Pero dos titanes siempre se reconocen y se respetan entre sí. Miguel Ángel sabía servir bien a esa espada de Marte que era el Papa cuando forjó para él una temible estatua de bronce después de su victoria sobre el sanguinario tirano de Bolonia Giovanni II Bentivoglio. La mirada broncínea del papa era demoníaca, y se decía forjada para la maldición, no para la bendición. Su Santidad se sentía complacido con estas afirmaciones. Durante el proceso de creación de tan temible obra el desgraciado Francesco Francia, que además de pintor era orfebre, pidió con insistencia verla. Miguel Ángel aceptó descorrer el velo de su obra solo para arrepentirse inmediatamente después. Cuando Francia apenas acertó a alabar el vaciado y calidad del bronce el artista estalló en cólera y expulsó al visitante de malos modos considerándolo más digno de los burdeles que del arte por haberse fijado en algo tan bajo y tan elemental como era la materia.

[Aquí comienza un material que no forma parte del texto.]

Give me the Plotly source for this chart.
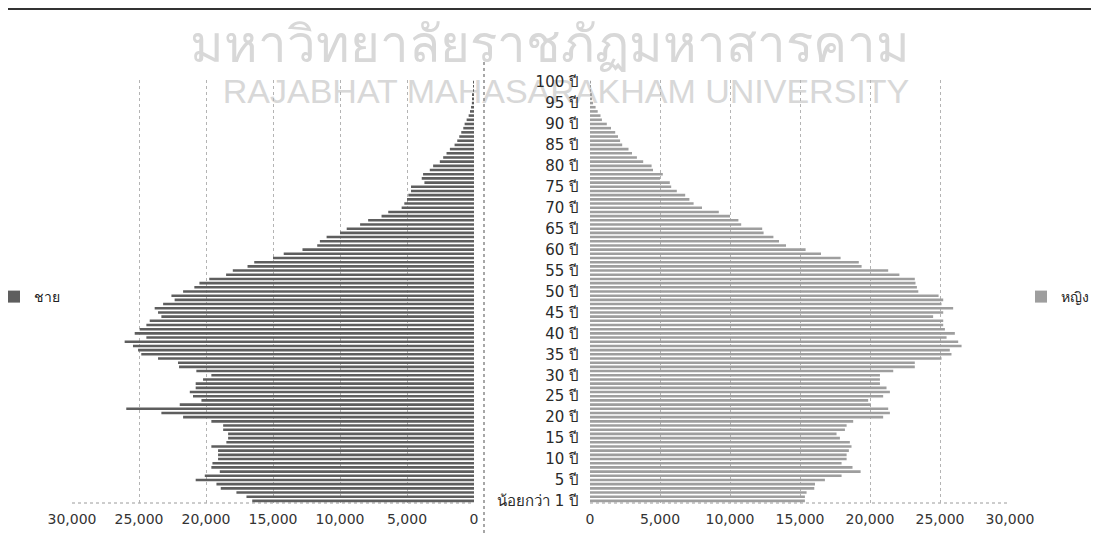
import plotly.graph_objects as go

ages = list(range(101))
age_tick_vals = list(range(0, 101, 5))
age_tick_text = ["น้อยกว่า 1 ปี"] + [f"{a} ปี" for a in range(5, 101, 5)]
x_tick_vals = [0, 5000, 10000, 15000, 20000, 25000, 30000]

male = [16550, 16980, 17730, 18900, 19220, 20770, 20090, 18970, 19600, 19520,
        19100, 19100, 19100, 19600, 18480, 18350, 18350, 18720, 18720, 19600,
        21710, 23330, 25950, 21960, 20340, 20970, 21210, 20770, 20770, 20220,
        19600, 20720, 22010, 22090, 23580, 24830, 25070, 25450, 26070, 24450,
        25320, 24950, 24450, 24200, 23330, 23580, 23830, 23200, 22340, 22580,
        21710, 20870, 20490, 19760, 18500, 18000, 16900, 16400, 15000, 14200,
        12800, 11700, 11500, 11000, 10000, 9500, 8500, 7900, 6900, 6400,
        5400, 5200, 5000, 4900, 4700, 4700, 3700, 3900, 3800, 3300,
        3050, 2550, 2300, 2050, 1800, 1450, 1250, 1100, 950, 800,
        700, 550, 400, 300, 220, 160, 110, 80, 60, 40, 30]

female = [15350, 15350, 15470, 16020, 16070, 16780, 17970, 19330, 18750, 17970,
          18330, 18330, 18490, 18680, 18560, 17850, 17610, 18210, 18330, 18800,
          20940, 21420, 21300, 20060, 19870, 20940, 21420, 21180, 20710, 20710,
          20710, 21660, 23200, 23200, 25110, 25820, 25700, 26540, 26300, 25470,
          26060, 25350, 25230, 25230, 24510, 25230, 25940, 25110, 25230, 24900,
          23450, 23350, 23250, 23200, 22100, 21300, 19400, 19200, 17900, 16500,
          15400, 14000, 13500, 13100, 12400, 12300, 10800, 10600, 10000, 9200,
          8000, 7400, 7100, 6800, 6200, 5800, 5700, 5000, 5200, 4500,
          4400, 3800, 3350, 3000, 2750, 2300, 2150, 2000, 1800, 1500,
          1200, 850, 750, 550, 400, 220, 150, 100, 60, 40, 30]

# the page body adds an 8px offset; size the figure to the visible window
OFF = 8
W, H = 1099 - OFF, 533 - OFF
FONT = "'DejaVu Sans', Tahoma, 'Noto Sans', sans-serif"

def px_x(p):
    return (p - OFF) / W

def px_y(p):
    return 1 - (p - OFF) / H

fig = go.Figure()
fig.add_trace(go.Bar(x=male, y=ages, orientation="h", name="ชาย",
                     marker=dict(color="#5e5e5e", line=dict(width=0)),
                     xaxis="x", yaxis="y", legend="legend"))
fig.add_trace(go.Bar(x=female, y=ages, orientation="h", name="หญิง",
                     marker=dict(color="#9e9e9e", line=dict(width=0)),
                     xaxis="x2", yaxis="y2", legend="legend2"))

ydom = [px_y(503), px_y(80)]
common_x = dict(tickvals=x_tick_vals, tickformat=",", showgrid=True,
                gridcolor="#b4b4b4", griddash="dot", gridwidth=1,
                zeroline=False, showline=False, ticks="", automargin=False,
                ticklabelstandoff=6,
                tickfont=dict(family=FONT, size=14, color="#333333"))

fig.update_layout(
    width=W, height=H,
    margin=dict(l=0, r=0, t=0, b=0, autoexpand=False),
    paper_bgcolor="white", plot_bgcolor="white",
    bargap=0.38,
    showlegend=True,
    xaxis=dict(domain=[px_x(72), px_x(474)], range=[30000, 0], anchor="y", **common_x),
    yaxis=dict(domain=ydom, range=[-0.5, 100.5], anchor="x", showticklabels=False,
               showgrid=False, zeroline=False, showline=False, automargin=False),
    xaxis2=dict(domain=[px_x(590), px_x(1010)], range=[0, 30000], anchor="y2", **common_x),
    yaxis2=dict(domain=ydom, range=[-0.5, 100.5], anchor="x2",
                tickvals=age_tick_vals, ticktext=age_tick_text,
                showgrid=False, zeroline=False, showline=False, ticks="",
                automargin=False, ticklabelstandoff=10,
                tickfont=dict(family=FONT, size=15, color="#2a2a2a")),
    legend=dict(x=px_x(-6), y=px_y(297), xanchor="left", yanchor="middle",
                bgcolor="rgba(0,0,0,0)", itemwidth=30,
                font=dict(family=FONT, size=14, color="#222222")),
    legend2=dict(x=px_x(1021), y=px_y(297), xanchor="left", yanchor="middle",
                 bgcolor="rgba(0,0,0,0)", itemwidth=30,
                 font=dict(family=FONT, size=14, color="#222222")),
)

# bottom dotted frame lines of each plot area
for xr, yr in (("x domain", "y domain"), ("x2 domain", "y2 domain")):
    fig.add_shape(type="line", xref=xr, yref=yr, x0=0, x1=1, y0=0, y1=0,
                  line=dict(color="#9a9a9a", width=1, dash="dot"), layer="below")

# dotted frame of the left chart
fig.add_shape(type="line", xref="paper", yref="paper", x0=px_x(484), x1=px_x(484),
              y0=px_y(62), y1=px_y(533), line=dict(color="#8a8a8a", width=1.5, dash="dot"))
# scan edge at the top
fig.add_shape(type="line", xref="paper", yref="paper", x0=0, x1=1,
              y0=1, y1=1, line=dict(color="#333333", width=4))

# watermark, drawn beneath the chart texts
fig.add_shape(type="rect", xref="paper", yref="paper", layer="below",
              x0=px_x(150), x1=px_x(950), y0=px_y(70), y1=px_y(22),
              line=dict(width=0), fillcolor="rgba(0,0,0,0)",
              label=dict(text="มหาวิทยาลัยราชภัฏมหาสารคาม", textposition="middle center",
                         font=dict(family="'Noto Sans', sans-serif", size=51, color="#d8d8d8")))
fig.add_shape(type="rect", xref="paper", yref="paper", layer="below",
              x0=px_x(166), x1=px_x(966), y0=px_y(106), y1=px_y(70),
              line=dict(width=0), fillcolor="rgba(0,0,0,0)",
              label=dict(text="RAJABHAT MAHASARAKHAM UNIVERSITY", textposition="middle center",
                         font=dict(family="'Liberation Sans Narrow', 'Arial Narrow', 'Liberation Sans', sans-serif",
                                   size=34, color="#d8d8d8")))

fig.write_html("out.html")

No había sabido captar lo sublime, lo sobrehumano, el misterio terrible de aquella mirada papal digna de un Ángel exterminador.

Tras una efímera reconquista de Bolonia por los Bentivoglio la obra fue confiscada y enviada a su aliado el duque Alfonso de Ferrara para su destrucción. No tardó en mutilarla y fundirla para su artillería pero, cuenta Giorgio Vasari, no se atrevió a destruir la temible cabeza del Papa Giulio, y decidió mantener el peligroso trofeo oculto y lejos de todos; quizá para que ninguna mirada se cruzara jamás con ella, pues como una cabeza de Gorgona, llevaba la muerte en los ojos.